▸ **DATA**:
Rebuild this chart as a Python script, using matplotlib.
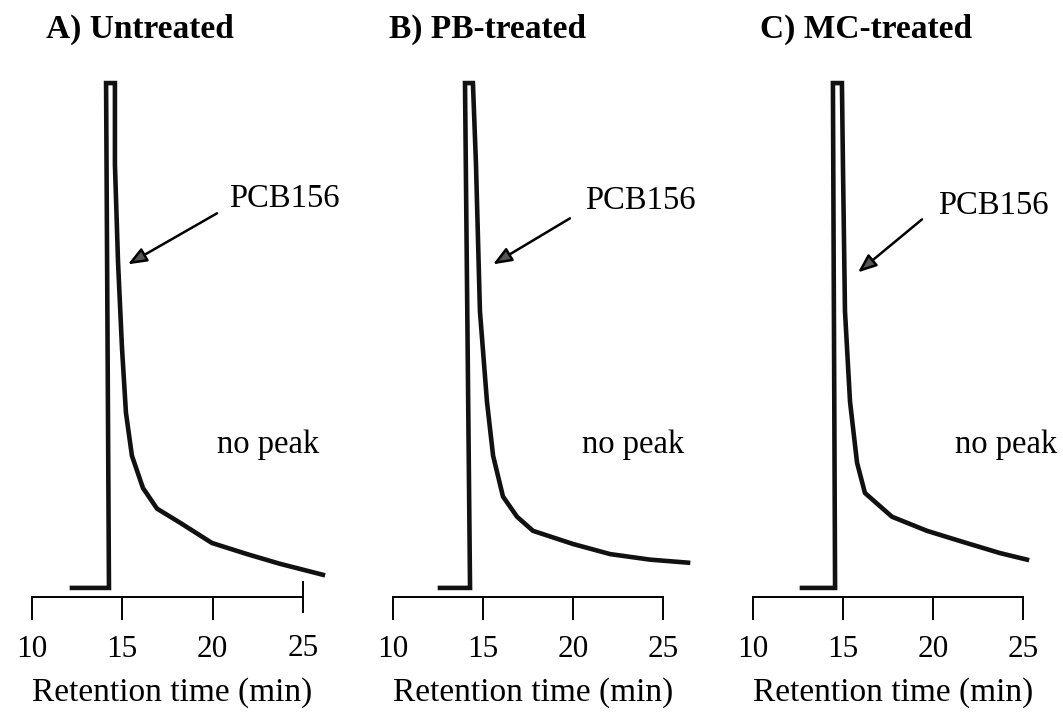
import numpy as np
import matplotlib
matplotlib.use("Agg")
import matplotlib.pyplot as plt

plt.rcParams['font.family'] = ['Liberation Serif', 'DejaVu Serif']

# chromatogram traces, signal in % of the clipped peak height
time_a = [12.21, 14.26, 14.10, 14.59, 14.59, 14.76, 14.98, 15.20, 15.53, 16.14,
          16.92, 18.20, 19.96, 21.90, 23.70, 26.10]
sig_a = [0, 0, 100, 100, 83.9, 64.7, 47.6, 34.7, 26.2, 19.8,
         15.7, 12.9, 8.9, 6.7, 4.8, 2.6]

time_b = [12.61, 14.28, 14.00, 14.44, 14.61, 14.83, 15.22, 15.56, 16.11, 16.89,
          17.78, 20.00, 22.06, 24.28, 26.39]
sig_b = [0, 0, 100, 100, 83.9, 54.8, 36.9, 26.2, 18.1, 14.1,
         11.3, 8.7, 6.7, 5.6, 5.0]

time_c = [12.72, 14.56, 14.44, 14.94, 15.00, 15.11, 15.39, 15.78, 16.22, 17.72,
          19.67, 21.67, 23.72, 25.22]
sig_c = [0, 0, 100, 100, 83.1, 54.8, 36.9, 24.8, 18.8, 14.1,
         11.3, 9.1, 6.9, 5.6]

titles = ["A) Untreated", "B) PB-treated", "C) MC-treated"]
tick_vals = [10, 15, 20, 25]
xlabel = "Retention time (min)"
peak_label = "PCB156"
no_peak_label = "no peak"

# arrow (tail, tip) and label positions in data units per panel
arrow_tail = [(20.24, 74.2), (19.83, 73.2), (19.39, 73.0)]
arrow_tip = [(15.31, 64.1), (15.56, 64.1), (15.83, 62.5)]
label_pos = [(20.90, 75.4), (20.67, 75.0), (20.28, 74.0)]
nopeak_pos = [(23.06, 26.8), (23.33, 26.8), (24.06, 26.8)]

W, H = 1063, 720
fig = plt.figure(figsize=(W / 100, H / 100), dpi=100)

x10_px = [32, 393, 753]
x25_px = [303, 663, 1023]
title_px = [46, 389, 760]
top_px, bot_px = 77, 597
xmin, xmax = 9.5, 27.0

traces = [(time_a, sig_a), (time_b, sig_b), (time_c, sig_c)]

for i in range(3):
    ppm = (x25_px[i] - x10_px[i]) / 15.0
    left = x10_px[i] - (10 - xmin) * ppm
    right = x25_px[i] + (xmax - 25) * ppm
    ax = fig.add_axes([left / W, 1 - bot_px / H, (right - left) / W, (bot_px - top_px) / H])
    t, s = traces[i]
    ax.plot(t, s, color='#111111', lw=3.3, solid_joinstyle='miter', clip_on=False)
    ax.set_xlim(xmin, xmax)
    ax.set_ylim(-1.8, 101.2)

    for sp in ['left', 'right', 'top']:
        ax.spines[sp].set_visible(False)
    ax.spines['bottom'].set_bounds(10, 25)
    ax.spines['bottom'].set_linewidth(1.4)
    ax.set_yticks([])

    if i == 0:
        ax.set_xticks(tick_vals[:3])
        ax.set_xticks([25], minor=True)
        ax.set_xticklabels(['25'], minor=True)
        ax.tick_params(axis='x', which='minor', direction='inout', length=23,
                       width=1.4, pad=15, labelsize=22.5)
    else:
        ax.set_xticks(tick_vals)
    ax.tick_params(axis='x', which='major', direction='out', length=16.5,
                   width=1.4, pad=11, labelsize=22.5)

    ax.set_xlabel(xlabel, fontsize=24)
    xc = ((x10_px[i] + x25_px[i]) / 2 + 5 - left) / (right - left)
    ax.xaxis.set_label_coords(xc, -0.155)

    ax.annotate("", xy=arrow_tip[i], xytext=arrow_tail[i],
                arrowprops=dict(arrowstyle='-|>,head_length=0.8,head_width=0.32',
                                mutation_scale=14, lw=1.8, color='black',
                                fc='#555555', shrinkA=0, shrinkB=0))
    ax.text(label_pos[i][0], label_pos[i][1], peak_label, fontsize=23.5,
            ha='left', va='baseline')
    ax.text(nopeak_pos[i][0], nopeak_pos[i][1], no_peak_label, fontsize=23.5,
            ha='center', va='baseline')

    fig.text(title_px[i] / W, 1 - 29 / H, titles[i], fontsize=24,
             fontweight='bold', ha='left', va='center')

fig.savefig("out.png", dpi=100)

▸ **WHAT IS EXPECTED**:
Print the data above verbatim from the first line through the line holding "traces = [(time_a, sig_a), (time_b, sig_b), (time_c, sig_c)]", leaving every picture out.

▸ **SOLUTION FOR THIS TASK**:
Rebuild this chart as a Python script, using matplotlib.
import numpy as np
import matplotlib
matplotlib.use("Agg")
import matplotlib.pyplot as plt

plt.rcParams['font.family'] = ['Liberation Serif', 'DejaVu Serif']

# chromatogram traces, signal in % of the clipped peak height
time_a = [12.21, 14.26, 14.10, 14.59, 14.59, 14.76, 14.98, 15.20, 15.53, 16.14,
          16.92, 18.20, 19.96, 21.90, 23.70, 26.10]
sig_a = [0, 0, 100, 100, 83.9, 64.7, 47.6, 34.7, 26.2, 19.8,
         15.7, 12.9, 8.9, 6.7, 4.8, 2.6]

time_b = [12.61, 14.28, 14.00, 14.44, 14.61, 14.83, 15.22, 15.56, 16.11, 16.89,
          17.78, 20.00, 22.06, 24.28, 26.39]
sig_b = [0, 0, 100, 100, 83.9, 54.8, 36.9, 26.2, 18.1, 14.1,
         11.3, 8.7, 6.7, 5.6, 5.0]

time_c = [12.72, 14.56, 14.44, 14.94, 15.00, 15.11, 15.39, 15.78, 16.22, 17.72,
          19.67, 21.67, 23.72, 25.22]
sig_c = [0, 0, 100, 100, 83.1, 54.8, 36.9, 24.8, 18.8, 14.1,
         11.3, 9.1, 6.9, 5.6]

titles = ["A) Untreated", "B) PB-treated", "C) MC-treated"]
tick_vals = [10, 15, 20, 25]
xlabel = "Retention time (min)"
peak_label = "PCB156"
no_peak_label = "no peak"

# arrow (tail, tip) and label positions in data units per panel
arrow_tail = [(20.24, 74.2), (19.83, 73.2), (19.39, 73.0)]
arrow_tip = [(15.31, 64.1), (15.56, 64.1), (15.83, 62.5)]
label_pos = [(20.90, 75.4), (20.67, 75.0), (20.28, 74.0)]
nopeak_pos = [(23.06, 26.8), (23.33, 26.8), (24.06, 26.8)]

W, H = 1063, 720
fig = plt.figure(figsize=(W / 100, H / 100), dpi=100)

x10_px = [32, 393, 753]
x25_px = [303, 663, 1023]
title_px = [46, 389, 760]
top_px, bot_px = 77, 597
xmin, xmax = 9.5, 27.0

traces = [(time_a, sig_a), (time_b, sig_b), (time_c, sig_c)]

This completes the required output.